Yesterday I went to a mask-making workshop. I've loved masks for years, and have several of them in my house, but I had never made one before so I thought this might be fun.
We spent our morning in reflection, and were offered various poems and quotations to help us assess our current state of mind and rediscover who we are beneath the pressures of job, life and family. A tasty lunch of black bean soup and caesar salad and an all-too-short walk in the woods revived our bodies, and then the afternoon was ours to create as we wished.
There were tables of craft options set up in three different rooms, and the beads, paint and feathers looked very promising.
But another option was offered -- that of learning to make masks from found items outdoors -- and I chose that instead. And though I had realized over the course of the morning that I've been in a rather brown period lately, and am really missing color, I ended up making this almost completely brown mask.
Thinking about the mask this morning, I wonder if the browns in my life are not symbolic of the grounding that has been taking place in my life. Now, when I meditate, my feet are planted firmly on the floor. The pictures I've been taking have been stripped down to sepia, as I find the forms more intriguing than the color.

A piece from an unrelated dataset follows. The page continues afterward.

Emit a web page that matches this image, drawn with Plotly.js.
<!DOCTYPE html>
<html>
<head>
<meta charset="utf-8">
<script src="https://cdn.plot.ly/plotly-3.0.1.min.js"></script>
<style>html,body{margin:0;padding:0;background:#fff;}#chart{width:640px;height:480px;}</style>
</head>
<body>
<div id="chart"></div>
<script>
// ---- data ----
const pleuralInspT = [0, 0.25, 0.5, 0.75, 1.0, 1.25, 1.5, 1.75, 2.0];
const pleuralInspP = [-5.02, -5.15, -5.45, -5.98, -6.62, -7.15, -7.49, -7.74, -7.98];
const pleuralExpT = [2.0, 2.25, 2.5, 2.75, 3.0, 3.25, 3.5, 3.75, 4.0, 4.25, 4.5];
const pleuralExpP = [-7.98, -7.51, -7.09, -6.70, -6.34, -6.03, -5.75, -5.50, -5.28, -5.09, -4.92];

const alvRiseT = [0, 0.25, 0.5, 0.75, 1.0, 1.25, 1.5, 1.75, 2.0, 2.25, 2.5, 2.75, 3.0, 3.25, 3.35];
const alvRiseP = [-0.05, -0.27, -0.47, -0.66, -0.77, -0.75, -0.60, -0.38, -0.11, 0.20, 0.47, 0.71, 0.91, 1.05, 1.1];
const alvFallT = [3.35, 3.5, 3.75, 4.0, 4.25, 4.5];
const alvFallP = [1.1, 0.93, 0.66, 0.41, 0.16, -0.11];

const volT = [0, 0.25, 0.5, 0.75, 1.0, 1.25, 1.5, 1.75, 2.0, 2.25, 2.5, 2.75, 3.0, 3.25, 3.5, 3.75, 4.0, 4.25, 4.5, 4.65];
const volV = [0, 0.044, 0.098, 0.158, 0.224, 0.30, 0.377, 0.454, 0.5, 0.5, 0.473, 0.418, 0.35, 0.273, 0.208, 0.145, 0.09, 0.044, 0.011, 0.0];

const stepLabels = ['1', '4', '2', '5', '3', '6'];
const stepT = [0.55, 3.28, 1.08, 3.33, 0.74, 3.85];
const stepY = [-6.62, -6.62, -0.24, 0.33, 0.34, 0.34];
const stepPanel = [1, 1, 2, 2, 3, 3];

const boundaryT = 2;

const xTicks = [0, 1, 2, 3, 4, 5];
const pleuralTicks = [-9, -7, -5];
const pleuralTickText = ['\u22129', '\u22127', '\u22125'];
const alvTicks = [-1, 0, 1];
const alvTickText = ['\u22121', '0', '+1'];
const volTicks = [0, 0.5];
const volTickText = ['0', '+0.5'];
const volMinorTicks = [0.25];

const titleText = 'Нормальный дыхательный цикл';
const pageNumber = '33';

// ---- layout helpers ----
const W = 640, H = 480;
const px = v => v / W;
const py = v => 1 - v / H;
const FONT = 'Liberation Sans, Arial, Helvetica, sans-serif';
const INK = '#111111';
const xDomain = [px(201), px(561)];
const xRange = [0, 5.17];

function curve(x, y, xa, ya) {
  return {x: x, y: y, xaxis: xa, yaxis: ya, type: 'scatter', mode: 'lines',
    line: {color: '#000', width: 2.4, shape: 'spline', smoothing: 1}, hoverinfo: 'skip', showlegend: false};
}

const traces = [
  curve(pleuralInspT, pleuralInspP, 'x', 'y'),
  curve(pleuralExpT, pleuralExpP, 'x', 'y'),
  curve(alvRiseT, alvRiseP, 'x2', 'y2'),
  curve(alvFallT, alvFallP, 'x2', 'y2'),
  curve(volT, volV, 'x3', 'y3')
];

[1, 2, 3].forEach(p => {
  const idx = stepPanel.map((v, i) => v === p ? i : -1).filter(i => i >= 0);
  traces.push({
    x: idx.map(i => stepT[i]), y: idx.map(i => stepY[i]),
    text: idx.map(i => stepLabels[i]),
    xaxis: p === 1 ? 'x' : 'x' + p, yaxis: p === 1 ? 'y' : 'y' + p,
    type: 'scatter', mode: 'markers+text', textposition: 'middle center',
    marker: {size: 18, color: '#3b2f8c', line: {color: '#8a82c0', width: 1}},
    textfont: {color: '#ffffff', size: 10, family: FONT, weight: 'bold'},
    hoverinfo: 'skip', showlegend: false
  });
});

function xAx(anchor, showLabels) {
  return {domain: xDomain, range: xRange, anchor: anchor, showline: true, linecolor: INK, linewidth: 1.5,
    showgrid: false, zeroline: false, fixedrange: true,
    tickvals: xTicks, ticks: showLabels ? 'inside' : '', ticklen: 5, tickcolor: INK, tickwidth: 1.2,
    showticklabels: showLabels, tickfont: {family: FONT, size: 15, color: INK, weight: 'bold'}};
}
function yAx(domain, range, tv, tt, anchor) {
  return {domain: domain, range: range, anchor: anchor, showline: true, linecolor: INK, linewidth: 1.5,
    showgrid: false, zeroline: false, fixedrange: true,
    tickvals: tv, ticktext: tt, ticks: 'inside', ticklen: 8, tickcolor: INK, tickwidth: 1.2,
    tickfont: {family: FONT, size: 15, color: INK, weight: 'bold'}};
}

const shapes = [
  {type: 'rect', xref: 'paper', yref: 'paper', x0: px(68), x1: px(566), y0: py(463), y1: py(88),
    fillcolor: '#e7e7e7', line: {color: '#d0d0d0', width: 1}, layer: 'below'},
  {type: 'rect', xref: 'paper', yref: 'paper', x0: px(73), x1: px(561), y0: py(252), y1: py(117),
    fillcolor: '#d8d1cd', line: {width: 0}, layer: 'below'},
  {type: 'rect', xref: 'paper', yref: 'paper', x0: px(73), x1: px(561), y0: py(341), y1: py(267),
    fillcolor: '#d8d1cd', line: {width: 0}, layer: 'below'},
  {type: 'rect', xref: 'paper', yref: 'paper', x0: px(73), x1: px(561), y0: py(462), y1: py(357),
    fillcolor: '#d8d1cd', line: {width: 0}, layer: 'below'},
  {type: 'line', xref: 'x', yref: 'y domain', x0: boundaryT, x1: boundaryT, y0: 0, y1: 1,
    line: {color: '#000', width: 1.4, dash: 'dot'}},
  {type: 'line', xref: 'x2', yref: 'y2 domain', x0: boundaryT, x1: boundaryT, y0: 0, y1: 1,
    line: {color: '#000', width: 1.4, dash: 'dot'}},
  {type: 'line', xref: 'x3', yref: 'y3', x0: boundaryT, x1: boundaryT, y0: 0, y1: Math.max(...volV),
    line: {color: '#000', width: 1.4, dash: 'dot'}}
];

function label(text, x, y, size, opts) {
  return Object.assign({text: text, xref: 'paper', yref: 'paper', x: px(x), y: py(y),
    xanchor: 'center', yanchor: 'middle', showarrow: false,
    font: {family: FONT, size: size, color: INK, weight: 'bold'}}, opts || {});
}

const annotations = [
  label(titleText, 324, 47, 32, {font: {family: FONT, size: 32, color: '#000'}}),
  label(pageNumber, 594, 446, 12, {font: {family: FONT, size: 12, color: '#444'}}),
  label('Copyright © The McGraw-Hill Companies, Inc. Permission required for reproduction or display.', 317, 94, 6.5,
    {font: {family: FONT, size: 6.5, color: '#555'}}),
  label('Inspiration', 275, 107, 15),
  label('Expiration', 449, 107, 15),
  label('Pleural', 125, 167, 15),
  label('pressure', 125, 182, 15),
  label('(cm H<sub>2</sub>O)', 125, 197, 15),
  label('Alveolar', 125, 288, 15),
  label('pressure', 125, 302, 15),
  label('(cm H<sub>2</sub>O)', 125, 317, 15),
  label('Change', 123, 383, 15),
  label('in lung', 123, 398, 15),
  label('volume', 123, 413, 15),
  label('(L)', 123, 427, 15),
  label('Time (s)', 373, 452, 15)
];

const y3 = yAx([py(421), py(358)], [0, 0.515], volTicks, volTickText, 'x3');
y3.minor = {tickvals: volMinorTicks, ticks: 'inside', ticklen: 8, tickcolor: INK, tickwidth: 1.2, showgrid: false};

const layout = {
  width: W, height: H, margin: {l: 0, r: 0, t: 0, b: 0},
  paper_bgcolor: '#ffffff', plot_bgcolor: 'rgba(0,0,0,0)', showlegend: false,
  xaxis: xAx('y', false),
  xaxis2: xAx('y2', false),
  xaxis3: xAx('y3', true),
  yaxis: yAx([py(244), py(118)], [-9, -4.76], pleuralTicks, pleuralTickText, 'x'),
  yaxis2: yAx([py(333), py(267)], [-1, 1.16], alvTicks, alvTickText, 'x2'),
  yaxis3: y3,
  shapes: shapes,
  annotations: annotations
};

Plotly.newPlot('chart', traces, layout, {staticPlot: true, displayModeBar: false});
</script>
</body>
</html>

Sitting in the morning portion of the workshop, I felt the balance of space and creativity in my life to be very comfortable for me.
And then, in church yesterday, our sermon was about New Year's Resolutions, and I realized that for the first time I hadn't made any. It wasn't that I didn't think about it. It was that the ones I would make would all be for paths I was already consciously traveling: losing weight, walking more, making time for study, contemplation, and creativity -- these have been resolutions for years, and now they are firmly part of my life.
But the sermon reminded me that all of those things are really steps to prepare me for a larger purpose. My browns are a sign of me watching my feet, stepping along in this path. And the longing for colors -- blues and teals, specifically -- is a reminder that it's time once again to look up and out; to see the sky, and its reflection in the water before me; to keep my eye on the larger goal.
And what might that be? The sermon suggested a possibility that resonates beautifully and fills me with hope: a quote from Micah, actually:
And what does the Lord require of you
But to do justice, to love kindness,
And to walk humbly with your God?
(Micah 6:8)
Yes, we are on a path. But we are not alone. We have a job to do and a way to travel, and it's good to stay in touch with what's under foot, to stay grounded and aware. But let's not get too caught up in how good we are at following the signs along the way, but rather use the tools we are given to serve the larger good.